Aux origines du colonialisme. La question de la dette en Tunisie
A la fin du XIX° siècle, l'état beylical, alors au bord de la faillite, avait signé avec les puissances européennes, un accord qui déléguait la gestion des finances de l'Etat à une "Commission financière" européenne tripartite (Franco-italo-anglaise en 1869). Cet accord, qui s'ajoutait aux traités inégaux signés par le Bey (avec l’Angleterre en 1863, et avec l'Italie 1868), renforçait la main mise coloniale sur la Tunisie. Qui était devenue, en 1881, une colonie française.
Après l’insurrection populaire de 1864, à la suite doublement de la fiscalité (El mejba de 36 à 72 rials), le régime beylical s’était orienté vers l’endettement pour financier sa trésorerie afin de faire face à un déficit d’environ 20 millions francs.
Cette opération a été réalisée en 1864-1865 par le premier ministre du bey Mustapha Khaznadar qui avait obtenu auprès des grands courtiers français (notamment la banque Rothschild) et italiens un crédit obligataire qui compte 73.568 obligations, avec une valeur de l’obligation de 500 F avec un taux d’intérêt de 35 F pour chaque obligation remboursable sur une période s’étalant sur 15 ans.
A cette occasion la presse française de l’époque publiait dans « la semaine financière » que : « Le bey de Tunis est aujourd’hui sous le protectorat moral de la France, qui a intérêt à favoriser la prospérité du peuple tunisiens puisque cette prospérité est sécurité de plus pour l’Algérie ».
Cette politique d’endettement avait été suivie par le gouvernement beylical, avait stimulé l’appétit des grands courtiers étrangers qui y voyait une opportunité afin de réaliser des supers profits et accumuler de grandes fortunes.
A cet effet, ils avaient obligé le ministre Khaznadar de leur accorder des concessions pour garantir le remboursement de leurs dettes, on peut citer, à titre d’exemple, la faveur accordée au courtier Erlanger qui avait bénéficié de la totalité des taxes douanières et de la récolte des olives et de la rente de l’usine de Tebourba en guise de de garantie des créances.
Bien entendu, les dettes contractées en 1865 n’avaient en rien amélioré la situation financière de l’Etat beylical, par contre elles avaient contribué à approfondir la crise du pays qui était au bord de la banqueroute.
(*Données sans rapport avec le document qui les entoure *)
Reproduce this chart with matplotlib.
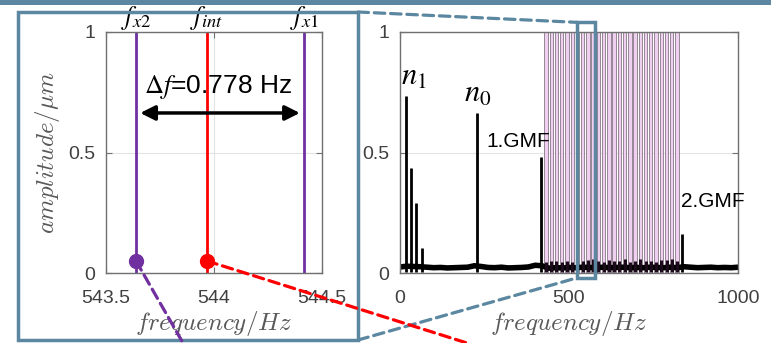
import matplotlib
matplotlib.use('Agg')
import matplotlib.pyplot as plt
from matplotlib.patches import Rectangle, ConnectionPatch

plt.rcParams['font.family'] = ['Liberation Sans', 'DejaVu Sans']
plt.rcParams['mathtext.fontset'] = 'cm'

# zoomed view: sideband pair around the interference line
f_x2 = 543.639
f_int = 543.967
f_x1 = 544.417
marker_amp = 0.05
delta_f_text = '0.778 Hz'

# full spectrum peaks
peak_freq = [17, 32.5, 48, 64, 227, 416, 833]
peak_amp = [0.735, 0.437, 0.292, 0.103, 0.663, 0.48, 0.16]
peak_labels = [r'$n_1$', r'$n_0$', '1.GMF', '2.GMF']

# noise floor
floor_freq = [0, 20, 40, 60, 80, 100, 120, 140, 160, 180, 200, 220, 240, 260,
              280, 300, 320, 340, 360, 380, 400, 420, 440, 460, 480, 500, 520,
              540, 560, 580, 600, 620, 640, 660, 680, 700, 720, 740, 760, 780,
              800, 820, 840, 860, 880, 900, 920, 940, 960, 980, 1000]
floor_amp = [0.025, 0.028, 0.027, 0.026, 0.024, 0.022, 0.023, 0.021, 0.022,
             0.023, 0.024, 0.03, 0.027, 0.023, 0.022, 0.024, 0.021, 0.022,
             0.023, 0.025, 0.032, 0.03, 0.02, 0.022, 0.021, 0.023, 0.022,
             0.024, 0.023, 0.022, 0.024, 0.022, 0.023, 0.024, 0.022, 0.023,
             0.022, 0.024, 0.023, 0.022, 0.024, 0.022, 0.026, 0.024, 0.022,
             0.023, 0.024, 0.022, 0.023, 0.022, 0.024]

# sideband family between 1.GMF and 2.GMF
sb_freq = [432, 447.5, 463, 478.5, 494, 509.5, 525, 540.5, 556, 571.5, 587,
           602.5, 618, 633.5, 649, 664.5, 680, 695.5, 711, 726.5, 742, 757.5,
           773, 788.5, 804, 819.5]
sb_amp = [0.045, 0.05, 0.048, 0.046, 0.05, 0.047, 0.052, 0.048, 0.055, 0.06,
          0.05, 0.046, 0.055, 0.048, 0.05, 0.058, 0.047, 0.05, 0.06, 0.048,
          0.05, 0.047, 0.052, 0.055, 0.06, 0.05]

frame_c = '#5b87a0'
purple = '#7030a0'
red = '#ff0000'
tick_c = '#404040'
label_c = '#595959'

W, H = 771, 343
fig = plt.figure(figsize=(W / 100, H / 100), dpi=100)
ax1 = fig.add_axes([106 / W, 70 / H, 216 / W, 241 / H])
ax2 = fig.add_axes([400 / W, 70 / H, 338 / W, 241 / H])

for ax in (ax1, ax2):
    ax.set_ylim(0, 1)
    ax.set_yticks([0, 0.5, 1])
    ax.set_yticklabels(['0', '0.5', '1'])
    ax.grid(True, color='#e3e3e3', lw=0.8)
    ax.set_axisbelow(True)
    ax.tick_params(direction='in', length=4, width=0.8, colors='#707070',
                   labelcolor=tick_c, labelsize=14, top=True, right=True)
    ax.tick_params(axis='x', pad=12)
    ax.tick_params(axis='y', pad=8)
    for s in ax.spines.values():
        s.set_color('#707070')
        s.set_linewidth(1.0)
    ax.set_xlabel(r'$frequency/Hz$', fontsize=18, color=label_c, labelpad=2)

# ---- left: zoomed view
ax1.set_xlim(543.5, 544.5)
ax1.set_xticks([543.5, 544, 544.5])
ax1.set_xticklabels(['543.5', '544', '544.5'])
ax1.set_ylabel(r'$amplitude/\mu m$', fontsize=18, color=label_c, labelpad=4)

ax1.axvline(f_x2, color=purple, lw=2)
ax1.axvline(f_x1, color=purple, lw=2)
ax1.axvline(f_int, color=red, lw=2)
ax1.plot([f_x2], [marker_amp], 'o', color=purple, ms=10, clip_on=False, zorder=5)
ax1.plot([f_int], [marker_amp], 'o', color=red, ms=10, clip_on=False, zorder=5)

for f, lab in zip([f_x2, f_int, f_x1], [r'$f_{x2}$', r'$f_{int}$', r'$f_{x1}$']):
    ax1.text(f, 1.035, lab, ha='center', va='baseline', fontsize=19,
             math_fontfamily='stix', color='k')

ax1.annotate('', xy=(f_x2, 0.664), xytext=(f_x1, 0.664),
             arrowprops=dict(arrowstyle='<|-|>', color='k', lw=2.5,
                             shrinkA=3, shrinkB=3, mutation_scale=22))
ax1.text((f_x2 + f_x1) / 2 - 0.01, 0.77, r'$\Delta f$=' + delta_f_text,
         ha='center', va='center', fontsize=19, math_fontfamily='stix',
         color='k')

# ---- right: full spectrum
ax2.set_xlim(0, 1000)
ax2.set_xticks([0, 500, 1000])
ax2.set_xticklabels(['0', '500', '1000'])

for f in sb_freq:
    ax2.axvspan(f - 5, f + 5, facecolor='#f0d0f0', edgecolor='#958595', lw=0.7,
                zorder=1)
ax2.plot(floor_freq, floor_amp, color='k', lw=4, zorder=2)
ax2.vlines(sb_freq, 0.005, sb_amp, color='#1a0a1a', lw=2.2, zorder=2)
ax2.vlines(peak_freq, 0.005, peak_amp, color='k', lw=2, zorder=3)

ax2.text(40, 0.75, peak_labels[0], ha='center', va='bottom', fontsize=22,
         math_fontfamily='stix')
ax2.text(231, 0.68, peak_labels[1], ha='center', va='bottom', fontsize=22,
         math_fontfamily='stix')
ax2.text(257, 0.545, peak_labels[2], ha='left', va='center', fontsize=15)
ax2.text(831, 0.295, peak_labels[3], ha='left', va='center', fontsize=15)

# zoom indicator on the right spectrum
ax2.add_patch(Rectangle((524, -0.02), 53, 1.06, fill=False, ec=frame_c, lw=2.5,
                        clip_on=False, zorder=6))

# ---- decoration: top bar, zoom frame, connectors
fig.add_artist(Rectangle((0, 1 - 5 / H), 1, 5 / H, transform=fig.transFigure,
                         fc=frame_c, ec='none'))
fig.add_artist(Rectangle((18 / W, 3 / H), 340 / W, 328 / H, transform=fig.transFigure,
                         fill=False, ec=frame_c, lw=2.5))

dash = (0, (3.3, 1.8))
fig.add_artist(ConnectionPatch(xyA=(358 / W, 331 / H), coordsA=fig.transFigure,
                               xyB=(524, 1.04), coordsB=ax2.transData,
                               color=frame_c, lw=2.3, ls=dash))
fig.add_artist(ConnectionPatch(xyA=(358 / W, 3 / H), coordsA=fig.transFigure,
                               xyB=(524, -0.02), coordsB=ax2.transData,
                               color=frame_c, lw=2.3, ls=dash))
fig.add_artist(ConnectionPatch(xyA=(f_x2, marker_amp), coordsA=ax1.transData,
                               xyB=(183 / W, 0), coordsB=fig.transFigure,
                               color=purple, lw=2.3, ls=dash, zorder=4))
fig.add_artist(ConnectionPatch(xyA=(f_int, marker_amp), coordsA=ax1.transData,
                               xyB=(467 / W, 0), coordsB=fig.transFigure,
                               color=red, lw=2.3, ls=dash, zorder=4))

fig.savefig('out.png', dpi=100)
En dépit de cette situation, le gouvernement avait de nouveau sollicité auprès des grands spéculateurs, l’octroi de nouveaux crédits hypothécaire, tout en étant dans une situation de faiblesse pour mener des négociations pour permettre la remboursement du service de la dette.
Ce passage des crédits obligataires à des crédits hypothécaires avait préparé le terrain à une prise en main de la régence par les forces étrangère, qui avait précipité, à son tour, la cessation du paiement.
Face à cette situation, le ministre Khaznadar avait décrété de nouveaux impôts afin de résorber une partie du déficit, sans tenir compte des conséquences dévastatrices qu’une telle politique pouvait avoir sur la situation de la population. Les institutions de l’époque, avaient recensé non moins de 5000 personnes décédées dans la capitale, et entre 18 et 20 milles dans toute la régence, suite à la propagation des épidémies qui étaient alimentées par l’appauvrissement général de la population.
En dépit de ces « sacrifices » fiscaux et de leurs conséquences sociales désastreuses, la Tunisie était tombée comme un fruit mûr sous la domination des forces colonialistes, avant de tomber sous la tutelle coloniale de la France en 1881.